Men’s Brains Bring Out Beast In Them, Study Says

Cox News Service

Men are much more likely than women to use fists to settle disputes not because of the different ways girls and boys are reared, but for biological reasons, says a new study in the journal Science.

In short, it’s no fluke more little boys come home from school with bloody noses than girls, said the lead study author, Dr. Ruben C. Gur of the University of Pennsylvania Medical Center.

In the study, radioactive tracers were injected into 37 men and 24 women in a dimly lit room, and brain activity was monitored. They were told to stay quiet and relax, which was harder for men.
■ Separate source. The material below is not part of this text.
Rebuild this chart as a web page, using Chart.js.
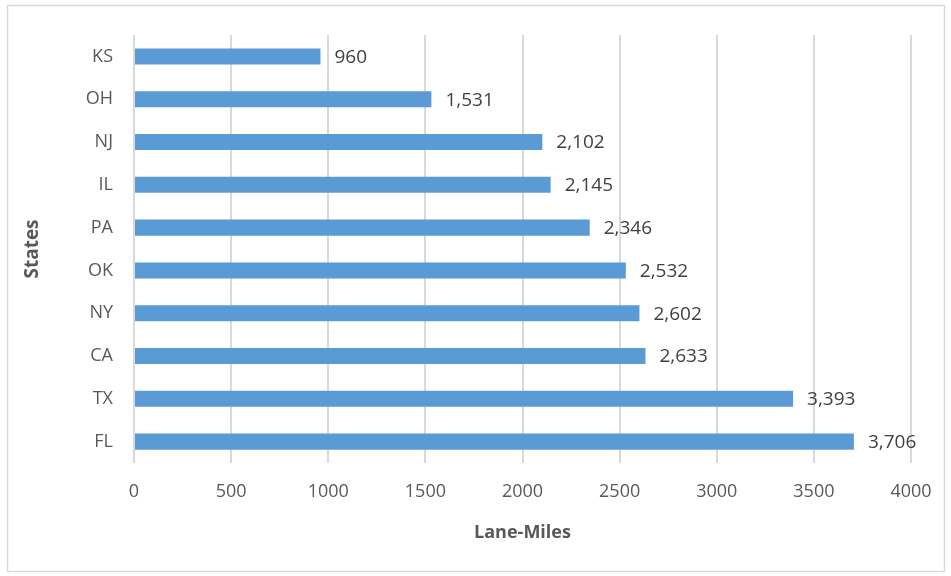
<!DOCTYPE html>
<html>
<head>
<meta charset="utf-8">
<script src="https://cdn.jsdelivr.net/npm/chart.js@4/dist/chart.umd.min.js"></script>
<style>
html,body{margin:0;padding:0;background:#fff;}
#wrap{position:absolute;left:0;top:0;width:951px;height:576px;}
</style>
</head>
<body>
<div id="wrap"><canvas id="c" width="951" height="576"></canvas></div>
<script>
const categories = ["KS","OH","NJ","IL","PA","OK","NY","CA","TX","FL"];
const laneMiles = [960,1531,2102,2145,2346,2532,2602,2633,3393,3706];
const xTicks = [0,500,1000,1500,2000,2500,3000,3500,4000];
const xTitle = "Lane-Miles";
const yTitle = "States";

const FONT = "'Open Sans', 'Noto Sans', sans-serif";

const framePlugin = {
  id: 'frame',
  beforeDraw(chart){
    const ctx = chart.ctx;
    ctx.save();
    ctx.fillStyle = '#fff';
    ctx.fillRect(0,0,chart.width,chart.height);
    ctx.strokeStyle = '#d9d9d9';
    ctx.lineWidth = 1.5;
    ctx.strokeRect(7.5,5.5,937,566);
    ctx.restore();
  }
};

const labelPlugin = {
  id: 'barLabels',
  afterDatasetsDraw(chart){
    const ctx = chart.ctx;
    const meta = chart.getDatasetMeta(0);
    ctx.save();
    ctx.font = "19px " + FONT;
    ctx.fillStyle = '#404040';
    ctx.textAlign = 'left';
    ctx.textBaseline = 'middle';
    meta.data.forEach((bar,i)=>{
      const v = chart.data.datasets[0].data[i];
      ctx.fillText(v.toLocaleString('en-US'), bar.x + 14, bar.y + 1);
    });
    ctx.restore();
  }
};

new Chart(document.getElementById('c'), {
  type: 'bar',
  data: {
    labels: categories,
    datasets: [{
      data: laneMiles,
      backgroundColor: '#5b9bd5',
      borderWidth: 0,
      barPercentage: 0.75,
      categoryPercentage: 0.5
    }]
  },
  options: {
    indexAxis: 'y',
    responsive: false,
    animation: false,
    devicePixelRatio: 1,
    layout: { padding: { top: 35, right: 40, left: 0, bottom: 0 } },
    plugins: { legend: { display: false }, tooltip: { enabled: false } },
    scales: {
      x: {
        min: 0, max: 4000,
        afterBuildTicks(scale){ scale.ticks = xTicks.map(v=>({value:v})); },
        grid: { color: '#d9d9d9', lineWidth: 2, drawTicks: false },
        border: { display: false },
        ticks: { color: '#595959', font: { family: FONT, size: 18 }, padding: 18, callback: (v)=>String(v) },
        title: { display: true, text: xTitle, color: '#595959', font: { family: FONT, size: 18, weight: 'bold' }, padding: { top: 4, bottom: 32 } },
        afterFit(scale){ scale.height = 113; }
      },
      y: {
        grid: { display: false, drawTicks: false },
        border: { display: false },
        ticks: { color: '#595959', font: { family: FONT, size: 18 }, padding: 21 },
        title: { display: true, text: yTitle, color: '#595959', font: { family: FONT, size: 19, weight: 'bold' }, padding: { top: 21, bottom: 0 } },
        afterFit(scale){ scale.width = 134; }
      }
    }
  },
  plugins: [framePlugin, labelPlugin]
});
</script>
</body>
</html>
Brain activity was identical in both sexes except in areas involved in emotional and cognitive processing, he said.

The temporal limbic system, which is thought to control action-oriented responses including violence, was more active in men. A less primitive and more refined part of the brain called the cingulate gyrus, which controls symbolic responses such as language, was more active in women.

“Males showed more activity in the part of the brain that we share with reptiles and beasts of prey, whereas activity in women was greater in parts of the brain associated more with communication,” Gur said.

Other studies have shown differences in emotional processing between the sexes, but Gur said this was the first to find physiologic differences.

“The results are significant, because the probability this is a chance event is less than one in 10,000,” he said.

Scientists praised the study.

“This is clearly another important piece to the pattern that there is a strong possibility some differences between the sexes are preprogrammed,” said Dr. Sandra Witelson of McMaster University in Ontario.